The appellate courts of this state have held that when the State seeks to rely upon either RCW 9.41.025 or RCW 9.95.040, or both, due process of law requires that the information contain specific allegations to that effect, thus putting the accused person upon notice that enhanced consequences will flow with a conviction. State v. Frazier, 81 Wn.2d 628, 503 P.2d 1073 (1972); State v. Pringle, 83 Wn.2d 188, 517 P.2d 192 (1973); State v. Mims, 9 Wn. App. 213, 511 P.2d 1383 (1973); Miller v. Morris, 10 Wn. App. 694, 519 P.2d 1314 (1974); State v. Smith, 11 Wn. App. 216, 521 P.2d 1197 (1974). Failure of the State to so allege precludes reliance upon the statutes by the trial court or the Board of Prison Terms and Paroles.  We do not propose to recede from these holdings. Rather, we again emphasize the necessity of prosecuting attorneys uniformly adhering to the announced rule. Preferably, compliance should take the form of pleading by statutory language and citation of the statute or statutes upon which they are proceeding, i.e., firearms and/or deadly weapons. Furthermore, the written "Statement of Defendant on Plea of Guilty" as set forth in CrR 4.2(g) should be provided and made a formal part of the record in all applicable cases.
Turning, then, to the instant cases, we do not, under the circumstances here present, deem that the rigidity of the rule is such as to compel the principal relief requested, i.e., nullification of the applicable mandatory minimums. Upon the record before us in each case it is undisputed that: (a) each petitioner was armed with a deadly weapon at the time of committing the felonies charged; (b) each petitioner was represented by able and competent counsel; (c) in each instance substantial plea bargaining resulted in reduction of charges; and (d) in each case enhanced penalty was discussed in open court in the presence of each petitioner. It thus strains credulity to suggest that petitioners were unaware of a mandatory minimum requirement in connection with the offenses to which they were pleading. It follows that they were, therefore, not denied due process and that their pleas of guilty were voluntarily and knowingly entered.

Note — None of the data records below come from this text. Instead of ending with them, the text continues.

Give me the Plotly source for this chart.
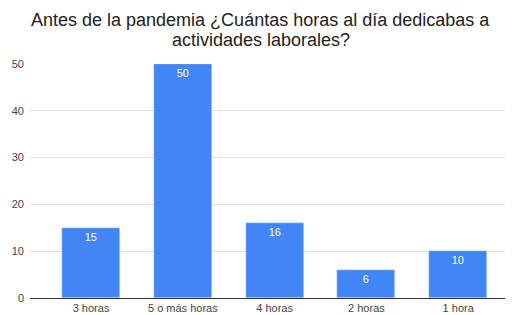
import plotly.graph_objects as go

categories = ["3 horas", "5 o más horas", "4 horas", "2 horas", "1 hora"]
values = [15, 50, 16, 6, 10]
y_ticks = [0, 10, 20, 30, 40, 50]
title_lines = ["Antes de la pandemia ¿Cuántas horas al día dedicabas a", "actividades laborales?"]

fig = go.Figure(go.Bar(
    x=list(range(len(categories))), y=values,
    marker_color="#4285F4", width=0.63,
    text=[str(v) for v in values], textposition="inside",
    insidetextanchor="end",
    textfont=dict(color="white", size=11, family="Liberation Sans, Arial"),
))
fig.update_layout(
    width=515, height=315,
    margin=dict(l=22, r=18, t=56, b=25),
    paper_bgcolor="white", plot_bgcolor="white",
    font=dict(family="Liberation Sans, Arial", color="#222"),
    showlegend=False, bargap=0,
    annotations=[dict(text=t, xref="paper", yref="paper", x=0.486, y=yy,
                      xanchor="center", yanchor="middle", showarrow=False,
                      font=dict(size=18, color="#222"))
                 for t, yy in zip(title_lines, [1.19, 1.103])],
)
fig.update_xaxes(range=[-0.665, 4.51], tickvals=list(range(len(categories))),
                 ticktext=categories, showgrid=False, ticks="", tickfont=dict(size=11, color="#444"),
                 showline=True, linecolor="#333", linewidth=1, zeroline=False, fixedrange=True,
                 automargin=False)
fig.update_yaxes(range=[0, 50], tickvals=y_ticks, showgrid=True, gridcolor="#e0e0e0",
                 tickfont=dict(size=11, color="#444"), zeroline=False, ticks="", ticklen=0,
                 ticklabelstandoff=5, automargin=False)
fig.write_html("out.html")
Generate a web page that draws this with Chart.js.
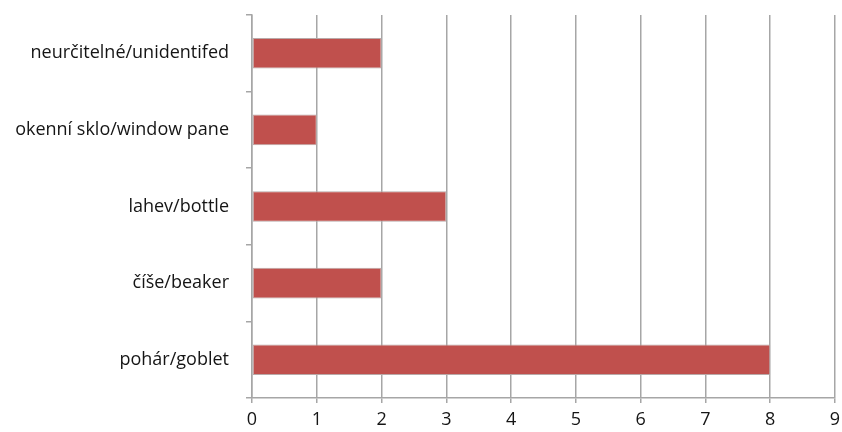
<!DOCTYPE html>
<html>
<head>
<meta charset="utf-8">
<script src="https://cdn.jsdelivr.net/npm/chart.js@4/dist/chart.umd.min.js"></script>
<style>
  html, body { margin: 0; padding: 0; background: #fff; }
  #wrap { width: 842px; height: 432px; }
</style>
</head>
<body>
<div id="wrap"><canvas id="glassChart"></canvas></div>
<script>
// glass fragment types and counts
const categories = [
  'neurčitelné/unidentifed',
  'okenní sklo/window pane',
  'lahev/bottle',
  'číše/beaker',
  'pohár/goblet'
];
const counts = [2, 1, 3, 2, 8];
const xTicks = [0, 1, 2, 3, 4, 5, 6, 7, 8, 9];

const gridGrey = '#a6a6a6';
const labelFont = { family: 'Open Sans', size: 18 };

new Chart(document.getElementById('glassChart').getContext('2d'), {
  type: 'bar',
  data: {
    labels: categories,
    datasets: [{
      data: counts,
      backgroundColor: '#c0504d',
      borderColor: '#b9a9a8',
      borderWidth: 1,
      borderSkipped: false,
      barPercentage: 0.4,
      categoryPercentage: 1
    }]
  },
  options: {
    indexAxis: 'y',
    responsive: true,
    maintainAspectRatio: false,
    animation: false,
    layout: { padding: { top: 15, right: 7, left: 0, bottom: 0 } },
    plugins: { legend: { display: false }, tooltip: { enabled: false } },
    scales: {
      x: {
        min: xTicks[0],
        max: xTicks[xTicks.length - 1],
        afterBuildTicks: s => { s.ticks = xTicks.map(v => ({ value: v })); },
        afterFit: s => { s.height = 34; s.paddingRight = 0; s.paddingLeft = 0; },
        grid: { color: gridGrey, lineWidth: 1.5, tickLength: 5 },
        border: { color: gridGrey, width: 1.5 },
        ticks: { color: '#151515', font: labelFont, padding: 6 }
      },
      y: {
        // labels sit mid-category, so no extra room is needed above/below
        afterFit: s => { s.width = 252; s.paddingTop = 0; s.paddingBottom = 0; },
        grid: { offset: true, drawOnChartArea: false, color: gridGrey, lineWidth: 1.5, tickLength: 6 },
        border: { color: gridGrey, width: 1.5 },
        ticks: { color: '#151515', font: labelFont, padding: 17 }
      }
    }
  }
});
</script>
</body>
</html>
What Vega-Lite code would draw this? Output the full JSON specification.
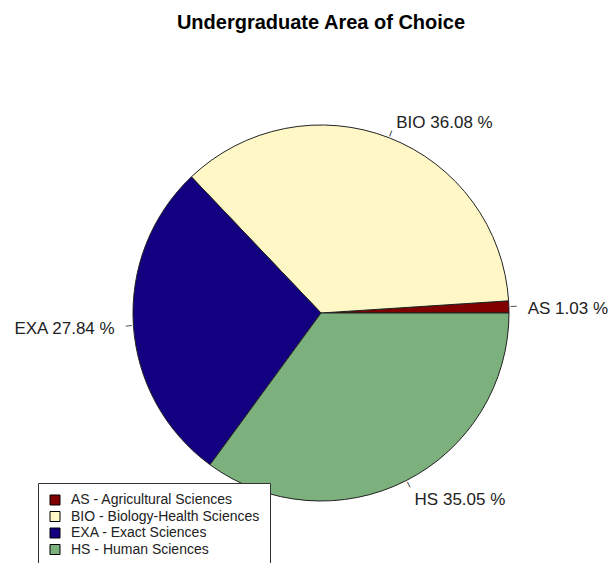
{
  "$schema": "https://vega.github.io/schema/vega-lite/v6.json",
  "autosize": "none",
  "width": 578,
  "height": 500,
  "padding": {"left": 32, "top": 63, "right": 0, "bottom": 0},
  "background": "white",
  "title": {"text": "Undergraduate Area of Choice", "fontSize": 20, "fontWeight": "bold", "font": "Liberation Sans", "color": "black", "anchor": "middle", "baseline": "alphabetic", "offset": 14},
  "config": {"view": {"stroke": null}},
  "data": {"values": [
    {"area": "AS", "name": "AS - Agricultural Sciences", "pct": 1.03, "label": "AS 1.03 %"},
    {"area": "BIO", "name": "BIO - Biology-Health Sciences", "pct": 36.08, "label": "BIO 36.08 %"},
    {"area": "EXA", "name": "EXA - Exact Sciences", "pct": 27.84, "label": "EXA 27.84 %"},
    {"area": "HS", "name": "HS - Human Sciences", "pct": 35.05, "label": "HS 35.05 %"}
  ]},
  "encoding": {
    "theta": {"field": "pct", "type": "quantitative", "stack": true, "scale": {"range": [1.5707963, -4.712389]}}
  },
  "layer": [
    {
      "mark": {"type": "arc", "outerRadius": 188, "stroke": "#222222", "strokeWidth": 1},
      "encoding": {
        "color": {
          "field": "name", "type": "nominal",
          "scale": {
            "domain": ["AS - Agricultural Sciences", "BIO - Biology-Health Sciences", "EXA - Exact Sciences", "HS - Human Sciences"],
            "range": ["#800000", "#FFF8C6", "#120080", "#7CB07D"]
          },
          "legend": {
            "title": null, "orient": "none", "legendX": 6, "legendY": 420,
            "symbolType": "square", "symbolSize": 100, "symbolStrokeColor": "black", "symbolStrokeWidth": 1,
            "labelFontSize": 14, "labelFont": "Liberation Sans", "labelColor": "#222222", "labelOffset": 9,
            "rowPadding": 2.5, "padding": 10, "strokeColor": "#333333", "fillColor": "white", "labelLimit": 400
          }
        }
      }
    },
    {
      "mark": {"type": "text", "radius": 206.8, "fontSize": 17, "font": "Liberation Sans", "color": "#222222", "baseline": "middle", "dy": 3,
               "align": {"expr": "datum.area === 'EXA' ? 'right' : 'left'"}},
      "encoding": {"text": {"field": "label"}}
    },
    {
      "mark": {"type": "text", "radius": 192.7, "fontSize": 10, "font": "DejaVu Sans", "color": "#222222", "baseline": "middle", "align": "center", "text": "─",
               "angle": {"expr": "-(datum.pct_start + datum.pct_end) * 1.8"}},
      "encoding": {}
    }
  ]
}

Petitioner Cosner was not only advised of the applicability of a mandatory minimum, but also of the fact that the mandatory minimum involved was 7 1/2 years. His petition is accordingly dismissed.
 Petitioners Cramer and Christian, while advised of the involvement of a mandatory minimum were, nevertheless, misinformed as to the length thereof. Their petitions are accordingly granted to the extent that the Board of Prison Terms and Paroles is directed to reduce their mandatory minimum terms in accordance with their understanding of the length thereof at the time of their pleas.
 We find no substantial merit in petitioner Christian's contention that incorporation of the "deadly weapon" finding in the judgment and sentence vitiates such a finding. We concede, however, that the better practice, and the one more in keeping with the purport of RCW 9.95.015, is to enter a special finding of record separate and distinct from the judgment and sentence. See State v. Coma, 69 Wn.2d 177, 417 P.2d 853 (1966).
HALE, C.J., and FINLEY, ROSELLINI, and WRIGHT, JJ., concur.